L’Espagne vote le délit d’entrave à l’avortement

08 Avril, 2022
Provenance: fsspx.news

Le Sénat espagnol a approuvé la modification du Code pénal qui prévoit des peines de prison pour les pro-vie qui se tiennent à proximité des cliniques d’avortement. Cette mesure avait déjà été approuvée au Congrès des Députés et a finalement été approuvée sans modification au Sénat le 6 avril. Elle entrera officiellement en vigueur lorsqu’elle sera publiée au Journal officiel (BOE).

Cet amendement, promu par le Parti socialiste ouvrier espagnol (PSOE), réforme l’article 172 quater du Code pénal, qui stipule que des peines de prison seront infligées à quiconque « afin d’entraver l’exercice du droit à l’interruption volontaire de grossesse, harcèle une femme par des actes agaçants, offensants, intimidants ou coercitifs qui portent atteinte à sa liberté ».

Des peines similaires seront infligées à ceux qui interagissent avec « les médecins ou les responsables de centres autorisés à pratiquer des interruptions de grossesse dans le but d’entraver l’exercice de leur profession ou de leur fonction ».

La peines encourue est la prison – de 3 mois à un an – ou des travaux d’intérêt général – de 31 à 80 jours.
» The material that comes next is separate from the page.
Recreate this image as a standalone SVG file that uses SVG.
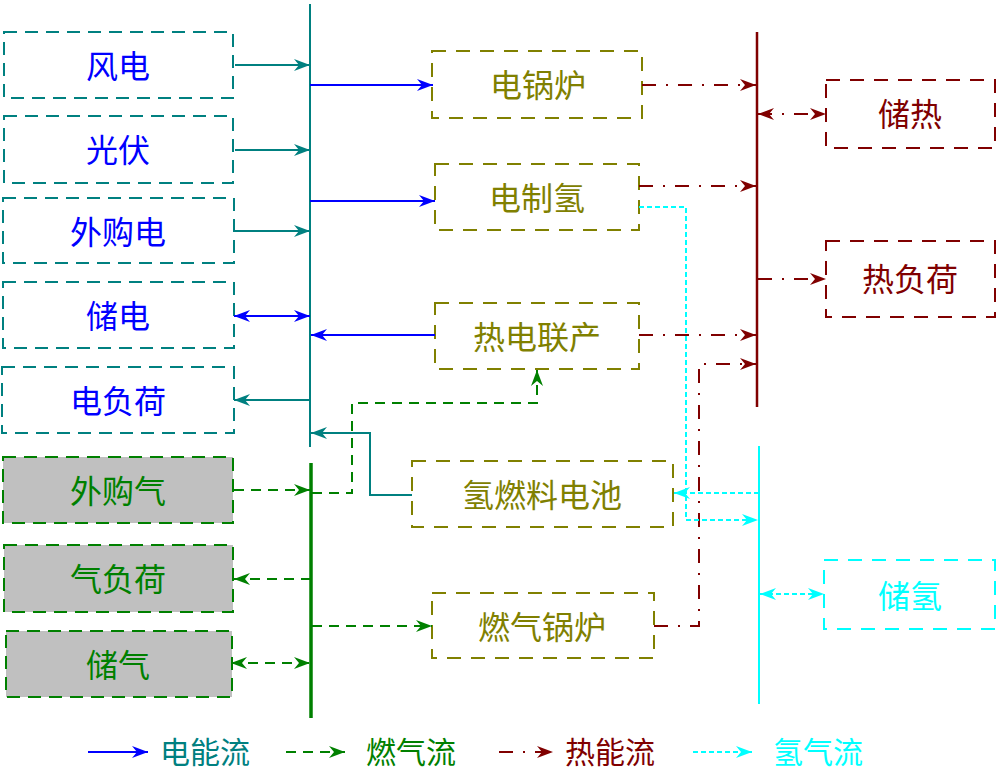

Le tribunal pourra interdire aux personnes condamnées « de se rendre dans certains endroits [autour des cliniques d’avortement] pour une période de six mois à trois ans ». Il est précisé que « la plainte de la personne lésée ou de son représentant légal n’est pas requise ».

Protestations

Le Parti populaire (PP) – libéral conservateur, l’Union du peuple navarrais (UPN) – parti régional ancré à droite et le parti VOX (de Vox Rocio De Meer Méndez, issu scission du PP) se sont opposés à la mesure. Ils avaient présenté deux propositions de veto qui ont été rejetées.

Les représentants de VOX ont assuré à plusieurs reprises que, lorsque la mesure sera publiée au BOE, ils la porteront devant la Cour constitutionnelle pour violation des droits fondamentaux d’expression et de réunion. Une décision que le PP envisage de soutenir.

Jacobo González-Robatto, un sénateur Vox, a déclaré que cette proposition est « un exemple clair de manipulation absolue du langage » car « avorter, c’est tuer, c’est mettre fin à la vie d’un être humain ».

González-Robatto a également assuré que les actions de ceux qui se trouvent à proximité des cliniques d’avortement, appelés « sauveteurs », « consistent uniquement et explicitement à donner la dernière chance aux mères et aux enfants ».

Pour sa part, Fernando de la Rosa, sénateur du PP, a déclaré que cette mesure est « une aberration juridique » et que le PSOE « ne met pas en balance les droits, mais utilise le Code pénal comme un instrument pour diffuser son idéologie et comme un mécanisme pour montrer du doigt les personnes qui ne pensent pas comme eux ».

Alberto Catalán, sénateur de l’UPN, a déclaré que cette loi vise à « criminaliser la défense de la vie » et que dans la société actuelle, il est plus facile de « prévoir la mort que la vie ».

Bárbara Royo, avocate pénaliste, a déclaré au journal El Debate qu’« il est difficile d’imaginer comment ceux qui manifestent avec une banderole devant un centre d’avortement peuvent être condamnés, parce que leur présence n’est pas contre une femme en particulier, mais contre une pratique qui, en raison de leurs croyances ou de leur religion, n’est pas admissible ».

« Sans compter que, le fait qu’un simple rapport de police, sans plainte préalable de l’éventuelle victime, serve de motif de sanction, élimine le principe de base selon lequel, pour qu’il y ait crime, il doit y avoir une victime désignée, dans ce cas une femme, qui est la cible identifiable de la coercition », a déclaré l’avocate.

Pour mémoire, la loi française possède une loi similaire depuis 1993, mais les peines sont bien plus lourdes. Une personne condamnée pour délit d’entrave à l’avortement peut être punie de 2 ans d’emprisonnement et de 30.000 euros d’amende.